The one thing that this legitimately impressive Liam Neeson Kill Map (via Collider, via A.V. Club, via Blogtown pal Ezra) proves is that for each of us, our time on this planet is painfully limited—we might struggle mightily to distract ourselves or to convince ourselves otherwise, but there is simply no getting around the fact that at some point, Liam Neeson is going to find us and kill each of us.

He might use a gun; he might use a knife. He might use a helicopter; he might use a doorknob. He might use a car door; he might use a lion who's a thinly disguised stand-in for Jesus Christ, who, by the way, cannot and will not save you from Liam Neeson.

He might use a lightsaber. He might use a lightning bolt. But he is coming for us all.

Not even included yet: The tally for the upcoming Taken 3, which is actually going to be called Tak3n. High five, whoever made that decision.

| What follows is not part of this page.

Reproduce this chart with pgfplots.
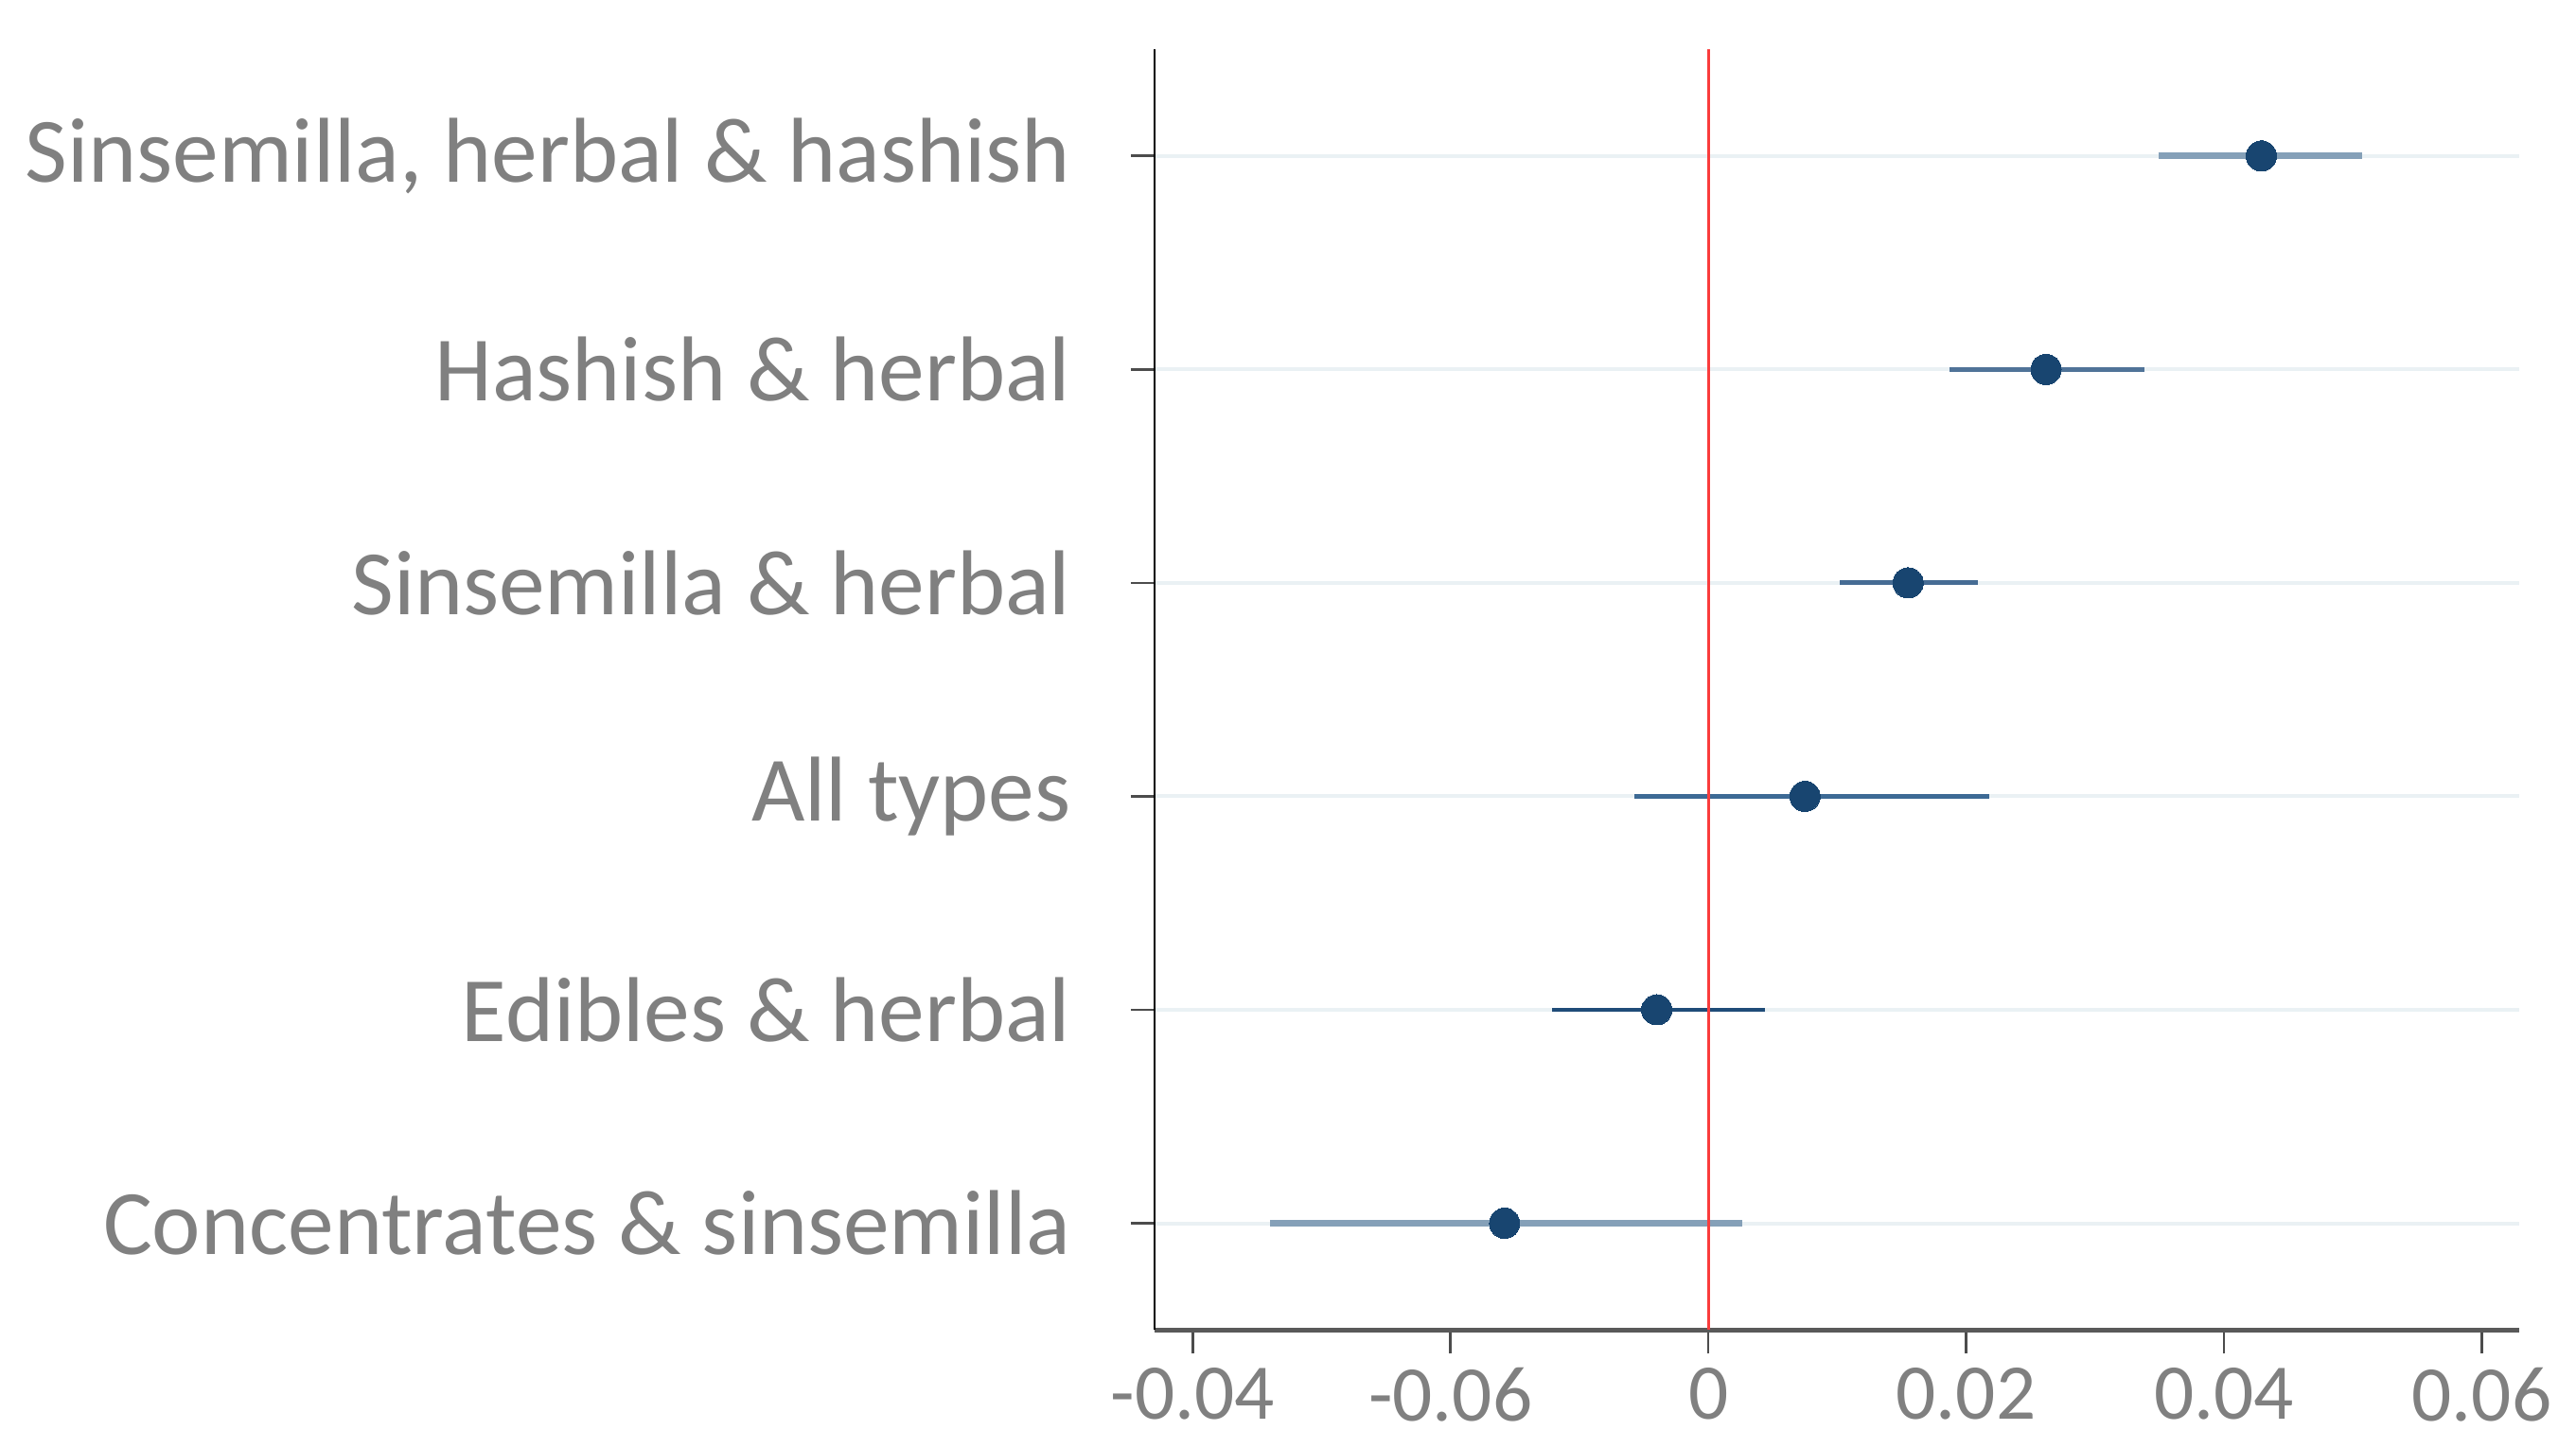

Oh, and related: Check out Andrew Wright's glowing review of Neeson's latest, A Walk Among the Tombstones, which pops up with a relatively humble four kills on this map, and is currently at the top of my list of things I need to fucking leave the house and see already:

Amid the gumshoed masses of fictional detectives, author Lawrence Block's Matt Scudder looms large and wounded, an unlicensed private eye who continually takes the weight of the world on his shoulders in an attempt to quiet his inner demons. Adapting the 10th book in Block's Scudder series, Scott Frank's A Walk Among the Tombstones nails the mournful cynicism of the source material. If the sight of a man in a trenchcoat doggedly chasing down leads dings your particular pleasure centers, get to the theater as soon as you can. (Via.)